Bad for Business
- Author: Rex Stout
- Language: English
- Series: Tecumseh Fox
- Genre: Detective
- Publisher: Farrar & Rinehart (U.S. 1940) Collins Crime Club (U.K. 1945)
- Publication date: November 28, 1940
- Publication place: United States
- Media type: Print; hardcover and paperback
- ISBN: 0-553-20674-5
- OCLC: 8636693
- Preceded by: Double for Death
- Followed by: The Broken Vase

= Bad for Business =

1940 novel by Rex Stout

Bad for Business is a mystery novel by American writer Rex Stout, featuring his detective Tecumseh Fox, first published in 1940. Private investigator Tecumseh Fox was the protagonist of three mysteries written by Stout between 1939 and 1941.

==Plot summary==

Amy Duncan is a private investigator for the firm of Bonner and Raffray (see The Hand in the Glove for more complete information about Dol Bonner and this company) and the youngest of four women on what is called the "siren squad". Her detective work is based on the theory that most men get careless eventually around pretty women, especially those with chartreuse eyes like hers, and she's been trying to encourage a handsome young man named Leonard Cliff to get careless when she gets knocked down (harmlessly) by a car driven by private investigator Tecumseh Fox. He learns of her assignment, which is to investigate the possibility the company of which Cliff is a vice-president, a large food conglomerate, has been putting quinine into jars of food sold by her uncle's company, Tingley's Tidbits; someone certainly has, and it's bad for business.
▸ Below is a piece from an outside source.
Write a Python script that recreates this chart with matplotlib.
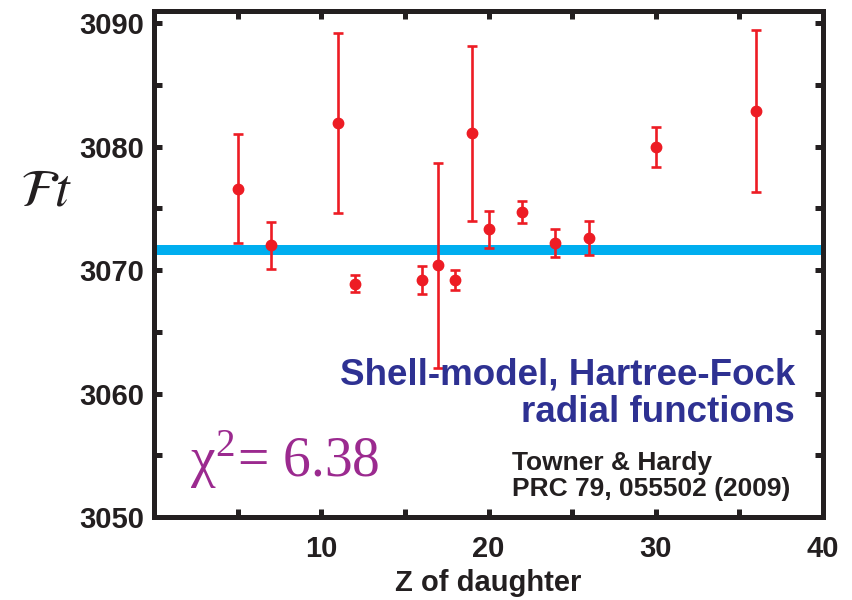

After a further series of coincidences involving her boss, Cliff, and Fox, she is fired and goes to visit her uncle after working hours—she finds him murdered in his office and is promptly knocked unconscious without seeing her assailant. Fox and the police both investigate the company, including its sales manager Sol Fry and production manager G. (for Gwendolyn) Yates, but reserve their suspicions for Tingley's son Phil, who has crackpot ideas about reforming the economic system, and Guthrie Judd, who owns the food conglomerate. Since the quinine problems began, Mr. Tingley has been taking samples from the production line, and the latest sample jar is missing, but so are some documents that relate to the personal lives of Phil Tingley and Guthrie Judd. Fox tracks down the documents and learns Judd's secret, but it brings him no closer to the identity of the murderer. The only thing that does so is remembering a chance remark made by one of the suspects that leads directly to the missing sample jar and the guilty party.

==Literary significance and criticism==
- Jacques Barzun and Wendell Hertig Taylor, A Catalogue of Crime — A Tecumseh Fox story, in which all the elements of the later Wolfe tales are as it were held in solution: the attitude toward people and the use of reason, the holding of conferences, the description of places and characters, and the pace of storytelling (though here we have a bit of a plateau). Fox helps a girl (assistant to the operative Dol Bonner) exculpate herself when her uncle is murdered. ... A good job.

==Publication history==

Bad for Business first appeared in the 1940 anthology, The Second Mystery Book

- 1940, The Second Mystery Book, an anthology. New York: Farrar & Rinehart, November 28, 1940, hardcover
- no date, Chicago: Century, abridged
- 1945, London: Collins Crime Club, July 12, 1945, hardcover
- 1949, New York: Dell #299 (mapback by Gerald Gregg), April 1949
- 1965, New York: Pyramid (Green Door) #R-1166, April 1965; second printing #R1785, April 1968; third printing #R-1785, September 1968; fourth printing #N-2923
- 1973, London: Hamish Hamilton (A Fingerprint Book), 1973

==="Bitter End"===
Rex Stout's publisher Farrar & Rinehart scheduled Bad for Business for November 1940 release. Like many of Stout's stories, the book was offered to The American Magazine for advance publication in abridged form.

"To Stout's surprise," wrote biographer John McAleer, "Sumner Blossom, publisher of The American Magazine, refused to pursue the Fox piece but offered Stout double payment if he would convert the story into a Wolfe novella. To Blossom's surprise, and maybe his own, Rex effected the transformation in eleven days. As he explained to me later, by then he had already become deeply committed to the war against Hitler and needed the money."

"Bitter End" was the first Nero Wolfe novella, published in the November 1940 issue of The American Magazine. The story was first published in book form in the posthumous limited-edition collection Corsage: A Bouquet of Rex Stout and Nero Wolfe edited by Michael Bourne, published in 1977 by James A. Rock & Co., Publishers. "Bitter End" was later published by Bantam Books in the collection Death Times Three (1985).